For many, the idea of driving overseas is pretty daunting, while the possibility of being involved in an incident abroad is truly terrifying.
Unfortunately, accidents do happen – so here’s some advice on what to do if the worst happens…
999 doesn’t work in Europe so if you’re wondering who else to call, try 112.
This short number is the European emergency phone number, and if you’re in any EU country, you can call it completely free of charge.
If you’re in an accident, and need to speak to any of the emergency services, call 112 and they will help you out.
All operators will be fluent in English, can pinpoint exactly where you are (just in case you can’t) and can easily put you in touch with the services you need – phew!
After any accident, you’ll want to call the police, through either the country’s emergency service number or 112 (we’re really trying to get you to remember that one).
Once the police have arrived, always ask for your own copy of their report.
Language barriers can be frustrating at the best of times, and there’s nothing worse than not understanding what’s going on (or desperately trying to translate) after an accident.
The police report will cover all the key information about the accident, and having a copy of it will help you a great deal when it comes to making a claim.
In the EU, you could also receive a European Accident Statement, which does the job as well. To be safe, take plenty of your own pictures and notes at the accident scene as well.
Next, it’s time for yet another phone call… this time to call your insurer (1ST CENTRAL).
Much like if you were involved in a road accident here in the UK, you need to get in touch with your vehicle insurer as soon as possible, and give them as much information about the accident as you can.

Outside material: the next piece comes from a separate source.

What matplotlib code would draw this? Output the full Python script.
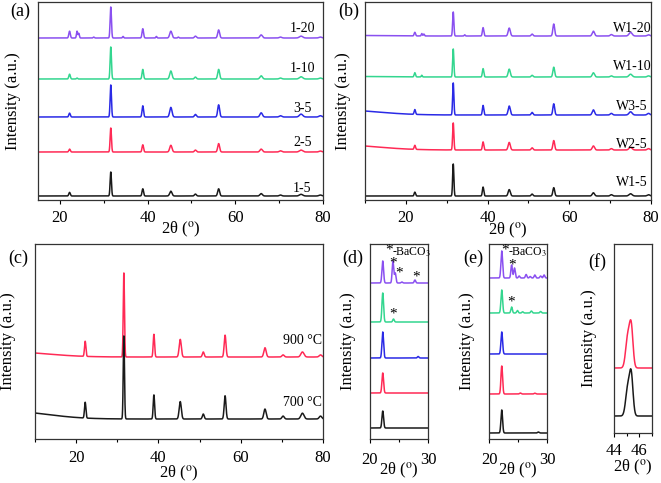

The quicker you get in touch, the quicker they can help you out. Don’t delay, because if you take too long to get in touch after an accident, you can lose your right to be covered.
If you’re travelling outside of the EU, you should get in touch with us before you travel in case you need to upgrade your cover, and also if you’re going to be away for more than 21 days. We wouldn’t want you driving without the right cover.
Fingers crossed you’ll never need this advice, but at least you now know the basics.